Outage prevention
Learn about the solutions that are available to prevent planned and unplanned outages.
Comparison of solutions
Capability | Full cloud stack | Hybrid |
---|---|---|
High Availability Disaster Recovery (HADR) | No | Yes Setting up high availability disaster recovery in a hybrid deployment |
Geo-redundancy | Yes (as a technology preview in a full cloud deployment) Full cloud geo-redundant deployments Note: Geo-redundancy is deprecated in version
1.6.13.
|
Yes (as a technology preview in a hybrid cloud deployment) Hybrid geo-redundant deployments |
Geo-redundancy
In a geo-redundant deployment, the primary deployment is located on one Red Hat® OpenShift® Container Platform cluster and the secondary deployment is located on a different cluster. The individual Cassandra data centers in each deployment are replicated to synchronize the event and topology data across the clusters. Geo-redundancy is available only as a technology preview in a full or hybrid cloud deployment. For more information, see Full cloud geo-redundant deployments and Hybrid geo-redundant deployments.
High availability disaster recovery
A high availability disaster recovery (HADR) hybrid deployment is composed of cloud native components on Red Hat OpenShift Container Platform along with an on-premises installation that has multiple IBM® Netcool®/OMNIbus WebGUI instances.
The on-premises WebGUI or DASH servers can be set up with load balancing by using an HTTP Server that balances the on-premises UI load. If the primary WebGUI fails, then the user is routed to the backup WebGUI seamlessly.
For disaster recovery, automatic and manual failover and failback between Netcool Operations Insight® deployments is supported. If the primary ObjectServer fails, then the secondary ObjectServer takes over. In a HADR hybrid deployment, only cloud native analytics policies get pushed to the backup cluster through the backup or restore pods. No event and topology data is synchronized across the Cassandra instances, as the Cassandra instances do not communicate with each other.
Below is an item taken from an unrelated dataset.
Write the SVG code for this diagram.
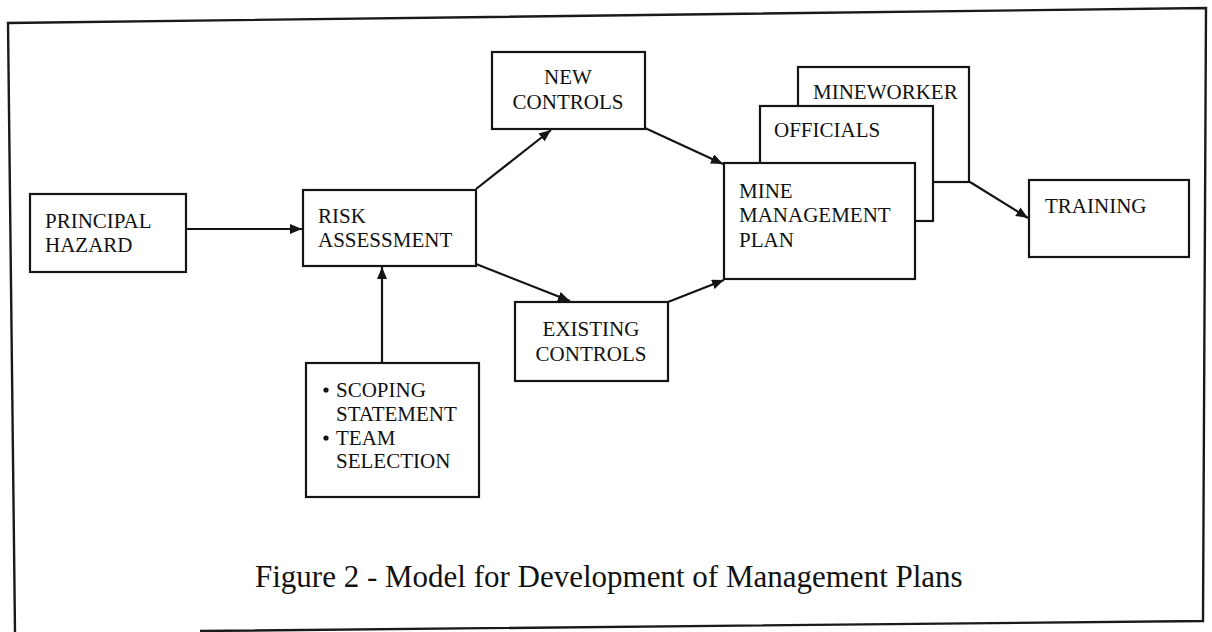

- Supporting continuous grouping of events between two hybrid deployments.
- Allowing more than one WebGUI instance to connect to the same hybrid deployment.
- Supporting automatic and manual failover and failback between deployments.
- Backup and restore of cloud native analytics policies.
On-premises WebGUI access is through the HTTP load balancer. The HTTP load balancer enables high availability by distributing the workload among the WebGUI instances.
DASH is set up to use single sign-on (SSO) with the ObjectServer as the repository to store the OAuth tokens. Public-private key pairs on each DASH instance confirm the validity of the LTPA tokens.
ObjectServer traffic flows between the on-premises aggregation ObjectServer and the WebGUI instances. The traffic includes UI configuration metadata, authentication, and event data.
The console integration with the on-premises HTTP load balancer is updated by the active deployment. At any one time, either the primary or the backup cloud deployment updates the console integration.
Certificate authority (CA) signed certificates allow communication between the WebGUI instances. These
CA signed certificates are loaded in to the HTTP load balancer. CA signed certificates are also
added to the user-certificates
configmap. The common UI services load the CA signed
certificates from the configmap for the cluster connection to the HTTP load balancer.
The HAproxy directs users to the currently active deployment. The cloud NOI UI components query the HAproxy to determine the OAuth token for the associated Web GUI instance.
The coordinator service in the backup deployment tries to connect to the coordinator service in the primary deployment through the HAproxy, to determine the state of the primary deployment. If the primary coordinator service is not reachable, the backup coordinator service does the failover.